2018/10/16
どんなことも体験的に学ぶ年齢
遊ぶからこそ子どもは育つ
幼稚園選びのために見学にいらっしゃった方から、次のようなご質問を受けました。「みんな、よく遊びますね。ところで、みんなでまとまって決まったことをするのはいつ教えるんですか?」「遊び方のルールなどの徹底は、どのようにしているんですか?」といった内容でした。子どもたちがあちこちから集まってきて、群がって遊ぶ姿に圧倒されたご様子でした。
子どもにとって「遊び」は「学び」
- はずむ笑顔は成長の証
遊びが子どもたちの成長にとって、大切な意味を持っている。このことは、今では誰もが認めていることです。文部科学省も「遊び」は「学び」であると述べています。しかしそうなったのは、まだそんなに古いことではないのです。19世紀に幼稚園を創始したフレーベルという人の、次のような考えが出発だといわれています。
「幼児にとって、その自発的活動である遊びや作業を充実させることは、子どもが人となりゆく、なによりもの保証である」
フレーベルは、子どもたちの発達段階を将来のための準備にあてることを批判しました。そして幼児期を充実させることの大切さを強調しました。その大切な中身の部分が遊びであり、子どもは充分に遊びきってこそ、大人になる条件を獲得するのだと主張したのです。
今では「常識」かもしれませんが、こういう考え方が広まるまでに、じつに長い歴史を必要としたのは知っておいてもよいことでしょう。ただ、まだ根付いたとまではいえません。大人になると、この遊びに対する考え方が少し変化してしまうようです。見学にいらっしゃった方のご質問も、その変化から出発しているように思います。みんなでまとまって決まったことをする、何かを徹底するというのは大人の発想です。遊びは子どもたちにとって、掛け値なしに楽しいものです。この楽しさを体でいっぱい感じ取って生活できてこそ、幼児期が充実したものになるでしょう。
自発性をともなっているから楽しめる
- 子どもと目線を合わせた行事
遊びが子どもたちにとって楽しいのは、遊びこそが「子どもの活動の中で最も自発的なもの」だからです。自主的で、人に強制されない自発性をともなった活動だからこそ、子どもたちはそれに没頭できます。もし遊びが大切だからといって、大人が子どもたちの気持ちを理解せずに「遊ばせ」たとしたら、どうでしょうか。子どもたちは、どこかそれに没頭できないものを感じるでしょう。
幼稚園で設定された保育で「◯◯遊び」と名付けて環境をつくったときのことです。一生懸命に盛り上げても、子どもたちは充分に乗ってきません。そして「先生、これが終わったら遊んでもいい?」と言ったという、笑えない体験を振り返って大いに反省したことがあります。

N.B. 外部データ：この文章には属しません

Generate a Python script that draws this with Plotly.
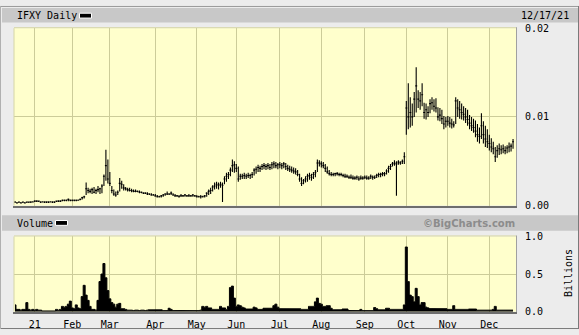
import plotly.graph_objects as go

# ---------------- data ----------------
# trading-day index of the first session of each month, and their labels
month_idx = [10, 29, 48, 71, 92, 112, 134, 155, 177, 198, 219, 240]
month_lbl = ["21", "Feb", "Mar", "Apr", "May", "Jun", "Jul", "Aug", "Sep", "Oct", "Nov", "Dec"]

# daily prices in units of 0.0001 USD (Dec 17 2020 .. Dec 17 2021)
high_e4 = [
    5, 4, 4, 4, 4, 4, 4, 4, 5, 5,
    6, 6, 5, 5, 5, 5, 5, 5, 5, 5, 5, 5, 6, 6, 7, 7, 7, 8, 7,
    7, 7, 7, 7, 8, 10, 11, 26, 20, 19, 20, 21, 19, 22, 20, 24, 35, 63, 52,
    38, 22, 18, 16, 17, 31, 28, 24, 21, 20, 20, 19, 18, 18, 17, 17, 16, 15, 15, 15, 14, 14, 13,
    13, 12, 11, 12, 13, 14, 16, 14, 16, 14, 13, 12, 12, 13, 12, 13, 12, 13, 12, 13, 12,
    12, 11, 12, 11, 12, 15, 18, 20, 23, 26, 27, 26, 27, 26, 33, 37, 38, 43, 52, 50,
    47, 44, 36, 36, 37, 36, 37, 36, 38, 42, 44, 46, 45, 47, 48, 47, 48, 47, 49, 50, 49, 48,
    49, 48, 49, 48, 46, 45, 44, 43, 42, 40, 36, 32, 30, 33, 36, 37, 36, 38, 40, 52, 51,
    50, 49, 47, 44, 40, 38, 37, 37, 38, 37, 37, 36, 36, 35, 34, 35, 34, 33, 34, 33, 34, 33,
    34, 34, 33, 35, 34, 34, 36, 37, 37, 38, 38, 41, 45, 47, 49, 51, 50, 51, 50, 52, 60,
    118, 138, 122, 115, 128, 156, 130, 128, 138, 116, 115, 112, 120, 122, 120, 121, 111, 110, 108, 101, 100,
    101, 100, 98, 95, 122, 120, 118, 115, 112, 110, 108, 102, 100, 98, 96, 92, 88, 104, 95, 90, 86,
    80, 76, 72, 66, 68, 70, 68, 69, 67, 68, 71, 70, 75,
]
low_e4 = [
    3, 3, 3, 3, 3, 3, 3, 3, 3, 4,
    4, 4, 4, 3, 4, 3, 3, 3, 4, 3, 3, 4, 4, 4, 5, 5, 5, 5, 5,
    5, 5, 5, 6, 6, 7, 8, 12, 14, 14, 13, 14, 13, 15, 13, 14, 22, 28, 25,
    22, 14, 11, 10, 12, 16, 19, 17, 17, 16, 16, 15, 15, 15, 15, 14, 14, 13, 13, 12, 12, 11, 11,
    10, 9, 9, 9, 10, 11, 12, 12, 12, 11, 10, 10, 9, 10, 10, 10, 10, 10, 10, 10, 10,
    9, 9, 8, 9, 9, 10, 12, 13, 16, 18, 19, 18, 20, 4, 24, 27, 30, 33, 38, 37,
    38, 27, 29, 30, 30, 30, 31, 30, 31, 34, 36, 38, 38, 40, 41, 40, 41, 40, 41, 42, 42, 41,
    42, 41, 42, 40, 39, 38, 37, 36, 35, 33, 27, 22, 24, 26, 27, 29, 28, 30, 32, 38, 44,
    43, 42, 38, 36, 34, 33, 33, 33, 34, 33, 33, 32, 31, 31, 30, 30, 29, 29, 29, 28, 29, 29,
    30, 29, 29, 30, 29, 30, 31, 32, 32, 33, 33, 35, 37, 40, 44, 45, 11, 46, 46, 47, 47,
    80, 86, 88, 90, 100, 105, 110, 108, 112, 98, 97, 100, 104, 108, 106, 105, 96, 95, 92, 86, 88,
    90, 88, 87, 88, 92, 100, 98, 97, 96, 93, 90, 86, 84, 82, 77, 72, 70, 75, 70, 66, 65,
    62, 60, 58, 49, 54, 57, 58, 59, 58, 59, 60, 61, 64,
]
close_e4 = [
    4, 3, 4, 3, 4, 3, 4, 4, 4, 4,
    5, 5, 5, 4, 4, 4, 4, 4, 4, 4, 4, 5, 5, 5, 6, 6, 6, 7, 6,
    6, 6, 6, 6, 7, 9, 10, 19, 17, 16, 18, 15, 17, 18, 19, 22, 33, 45, 30,
    25, 17, 13, 12, 15, 25, 24, 20, 19, 18, 17, 17, 16, 16, 16, 15, 15, 14, 14, 13, 13, 12, 12,
    11, 10, 10, 11, 12, 13, 13, 13, 14, 12, 11, 11, 10, 11, 11, 12, 11, 11, 11, 12, 11,
    10, 10, 10, 10, 11, 14, 16, 17, 21, 22, 24, 23, 24, 23, 30, 33, 35, 40, 45, 46,
    42, 30, 33, 33, 34, 33, 34, 34, 35, 40, 41, 43, 42, 44, 45, 44, 45, 43, 46, 47, 45, 46,
    46, 45, 47, 44, 42, 41, 40, 39, 38, 35, 30, 25, 28, 30, 33, 34, 32, 35, 37, 48, 48,
    47, 45, 42, 38, 36, 35, 35, 36, 36, 35, 35, 34, 33, 33, 32, 32, 31, 31, 32, 30, 31, 31,
    32, 31, 31, 33, 32, 32, 34, 35, 35, 36, 36, 39, 42, 44, 47, 48, 47, 49, 48, 50, 55,
    110, 100, 105, 100, 120, 135, 120, 118, 125, 105, 108, 105, 115, 116, 112, 110, 100, 102, 98, 92, 95,
    95, 93, 92, 91, 118, 110, 108, 105, 103, 100, 97, 93, 90, 88, 84, 80, 78, 90, 80, 75, 72,
    70, 66, 64, 55, 62, 64, 63, 64, 62, 65, 66, 67, 72,
]
# daily volume in billions of shares
volume_bn = [
    0.09, 0.03, 0.03, 0.02, 0.03, 0.03, 0.12, 0.03, 0.02, 0.03,
    0.02, 0.03, 0.02, 0.02, 0.01, 0.01, 0.01, 0.01, 0.01, 0.01, 0.01, 0.03, 0.02, 0.03, 0.07, 0.06, 0.07, 0.10, 0.14,
    0.05, 0.04, 0.09, 0.05, 0.04, 0.20, 0.35, 0.22, 0.15, 0.07, 0.03, 0.03, 0.02, 0.15, 0.40, 0.50, 0.64, 0.45, 0.28,
    0.17, 0.12, 0.10, 0.06, 0.10, 0.11, 0.04, 0.04, 0.03, 0.02, 0.02, 0.02, 0.015, 0.02, 0.02, 0.015, 0.02, 0.02, 0.015, 0.02, 0.025, 0.025, 0.025,
    0.025, 0.025, 0.025, 0.025, 0.015, 0.015, 0.015, 0.045, 0.03, 0.015, 0.015, 0.015, 0.015, 0.015, 0.015, 0.015, 0.015, 0.015, 0.015, 0.015, 0.015,
    0.015, 0.015, 0.02, 0.07, 0.06, 0.07, 0.05, 0.05, 0.03, 0.03, 0.03, 0.03, 0.07, 0.05, 0.05, 0.03, 0.07, 0.32, 0.34, 0.18,
    0.07, 0.09, 0.08, 0.06, 0.05, 0.035, 0.035, 0.035, 0.035, 0.06, 0.05, 0.03, 0.03, 0.03, 0.045, 0.045, 0.045, 0.045, 0.045, 0.08, 0.10, 0.06,
    0.04, 0.04, 0.04, 0.04, 0.04, 0.04, 0.04, 0.04, 0.04, 0.04, 0.04, 0.03, 0.03, 0.03, 0.03, 0.07, 0.07, 0.07, 0.13, 0.18, 0.11,
    0.10, 0.07, 0.07, 0.08, 0.08, 0.045, 0.025, 0.025, 0.025, 0.025, 0.025, 0.035, 0.035, 0.035, 0.015, 0.015, 0.015, 0.015, 0.015, 0.015, 0.03, 0.015,
    0.015, 0.015, 0.015, 0.015, 0.015, 0.055, 0.04, 0.025, 0.025, 0.025, 0.025, 0.045, 0.045, 0.03, 0.03, 0.03, 0.03, 0.03, 0.03, 0.03, 0.09,
    0.86, 0.40, 0.22, 0.20, 0.13, 0.31, 0.20, 0.09, 0.12, 0.12, 0.06, 0.05, 0.04, 0.04, 0.04, 0.04, 0.04, 0.04, 0.04, 0.04, 0.04,
    0.03, 0.03, 0.03, 0.08, 0.03, 0.03, 0.03, 0.03, 0.03, 0.03, 0.03, 0.035, 0.035, 0.035, 0.035, 0.02, 0.02, 0.02, 0.02, 0.02, 0.02,
    0.02, 0.02, 0.03, 0.07, 0.02, 0.02, 0.02, 0.02, 0.02, 0.02, 0.02, 0.02, 0.02,
]
price_ticks = [0.0, 0.01, 0.02]
price_tick_text = ["0.00", "0.01", "0.02"]
vol_ticks = [0.0, 0.5, 1.0]
vol_tick_text = ["0.0", "0.5", "1.0"]

assert len(high_e4) == len(low_e4) == len(close_e4) == len(volume_bn) == 253

# ---------------- figure ----------------
W, H = 579, 335
def px(x):
    return x / W
def py(y):
    return 1 - y / H

x = list(range(len(close_e4)))
high = [v * 1e-4 for v in high_e4]
low = [v * 1e-4 for v in low_e4]
close = [v * 1e-4 for v in close_e4]

MONO = "DejaVu Sans Mono"
GRID = "#cccc99"

fig = go.Figure()
fig.add_trace(go.Ohlc(
    x=x, open=close, high=high, low=low, close=close,
    increasing=dict(line=dict(color="black", width=1.1)),
    decreasing=dict(line=dict(color="black", width=1.1)),
    tickwidth=0.5, xaxis="x", yaxis="y", showlegend=False, hoverinfo="skip",
))
fig.add_trace(go.Scatter(
    x=x, y=volume_bn, mode="lines", line=dict(color="black", width=1, shape="hvh"),
    fill="tozeroy", fillcolor="black",
    xaxis="x2", yaxis="y2", showlegend=False, hoverinfo="skip",
))

xdom = [px(14), px(516)]
common_x = dict(domain=xdom, range=[-0.5, 253.5], tickvals=month_idx, showgrid=True,
                gridcolor=GRID, gridwidth=1, zeroline=False, showline=False, ticks="",
                fixedrange=True)
fig.update_layout(
    width=W, height=H, margin=dict(l=0, r=0, t=0, b=0),
    paper_bgcolor="#ececec", plot_bgcolor="#ffffcc",
    showlegend=False,
    font=dict(family=MONO, size=10, color="black"),
    xaxis=dict(**common_x, anchor="y", showticklabels=False, rangeslider=dict(visible=False)),
    xaxis2=dict(**common_x, anchor="y2", matches="x", ticktext=month_lbl, showticklabels=True,
                ticklabelstandoff=5,
                tickfont=dict(family=MONO, size=10, color="black")),
    yaxis=dict(domain=[py(207), py(23)], range=[0, 0.02], side="right", anchor="x",
               tickvals=price_ticks, ticktext=price_tick_text, showgrid=True, gridcolor=GRID,
               zeroline=False, ticks="", ticklabelstandoff=8,
               tickfont=dict(family=MONO, size=10, color="black")),
    yaxis2=dict(domain=[py(317), py(239)], range=[0, 1.0], side="right", anchor="x2",
                tickvals=vol_ticks, ticktext=vol_tick_text, showgrid=True, gridcolor=GRID,
                zeroline=False, ticks="", ticklabelstandoff=8,
                tickfont=dict(family=MONO, size=10, color="black")),
)

shapes = []
def rect(x0, y0, x1, y1, fill, line_color=None, lw=0, layer="above"):
    shapes.append(dict(type="rect", xref="paper", yref="paper",
                       x0=px(x0), x1=px(x1), y0=py(y1), y1=py(y0),
                       fillcolor=fill, line=dict(color=line_color or fill, width=lw), layer=layer))
def hline(x0, x1, y, color, w):
    shapes.append(dict(type="line", xref="paper", yref="paper", x0=px(x0), x1=px(x1),
                       y0=py(y), y1=py(y), line=dict(color=color, width=w), layer="above"))
def vline(x, y0, y1, color, w):
    shapes.append(dict(type="line", xref="paper", yref="paper", x0=px(x), x1=px(x),
                       y0=py(y0), y1=py(y1), line=dict(color=color, width=w), layer="above"))

# header bands
rect(2, 2, 579, 17, "#c8c8c8", layer="below")
rect(2, 217, 579, 233, "#c8c8c8", layer="below")
# legend swatches
rect(79.5, 7.5, 91.5, 12.5, "black", "white", 1)
rect(55.5, 222.5, 67.5, 227.5, "black", "white", 1)
# plot frames
for top, bot in [(23, 207), (239, 317)]:
    hline(14, 516, top - 0.5, "#d6d6a6", 1)
    vline(14, top, bot, "#d6d6a6", 1)
    vline(516.5, top - 1, bot + 2, "#a0a0a0", 1)
    hline(13, 517, bot + 1.5, "#6e6e6e", 2)
# outer border
hline(0, 579, 0.5, "#9a9a9a", 1)
hline(0, 579, 334.5, "#7a7a7a", 1)
vline(578.5, 0, 335, "#7a7a7a", 1)
vline(0.5, 0, 335, "#b0b0b0", 1)
fig.update_layout(shapes=shapes)

ann = [
    dict(text="IFXY Daily", x=px(15), y=py(9.5), xanchor="left", yanchor="middle"),
    dict(text="12/17/21", x=px(571), y=py(9.5), xanchor="right", yanchor="middle"),
    dict(text="Volume", x=px(15), y=py(225.5), xanchor="left", yanchor="middle"),
    dict(text="<b>©BigCharts.com</b>", x=px(517), y=py(225.5), xanchor="right", yanchor="middle",
         font=dict(family="DejaVu Sans", size=10, color="#8c8c8c")),
    dict(text="Billions", x=px(568), y=py(277), xanchor="center", yanchor="middle", textangle=-90),
]
for a in ann:
    a.setdefault("font", dict(family=MONO, size=10, color="black"))
    a.update(xref="paper", yref="paper", showarrow=False)
fig.update_layout(annotations=ann)

fig.write_html("out.html")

これは、自発性という遊びの本質を尊重しないことによる失敗です。幼児教育にかかわる者なら必ず体験することです。この体験が、幼児理解の必要性を痛感させてくれます。大人にあれこれ指図されながらやるような「遊び」はそれだけで、もう遊びではないのです。大人がまじって遊ぶような場合も、指図する人としてではなく、遊びのメンバーの一員として参加することが求められます。そうしないと、大人は子どもたちにとって楽しくない存在になってしまいがちです。
学べるからではなく、遊びたいから遊ぶ
- さつまいも掘りも楽しい遊び
子どもは本来、全身を使って活動することが大好きです。子どもの遊びには、他のなにかのために行うのではなく、それを行うこと自体に楽しみを求めるという「自己目的性」があります。
2歳から3歳にかけて増えてくる遊びは「ごっこ遊び」です。例えばイメージの世界で石を別のものに見立てたり、自分をお母さんにイメージしたりして、それらしく振る舞います。これはあるものを別のものとして扱うという、心の力が備わってこないと生まれません。こういう力が身についてくると、いろいろなごっこ遊びができるようになり、友だち関係に広がりができてきます。
ルールをルールとして扱い、それにのっとって楽しく遊べるようになるのは4歳以降です。しかしルールを理解し、守り合って遊べるようになるのは5歳、6歳になるのを待たなければなりません。子どもと付き合うのはなかなか根気のいることです。ですがその時々で、子どもたちはいろいろな体験をして育っていきます。幼児期はどんなことも体験的に学んでいく年齢なのです。その本来の姿を、全力で援助していきたいと考えています。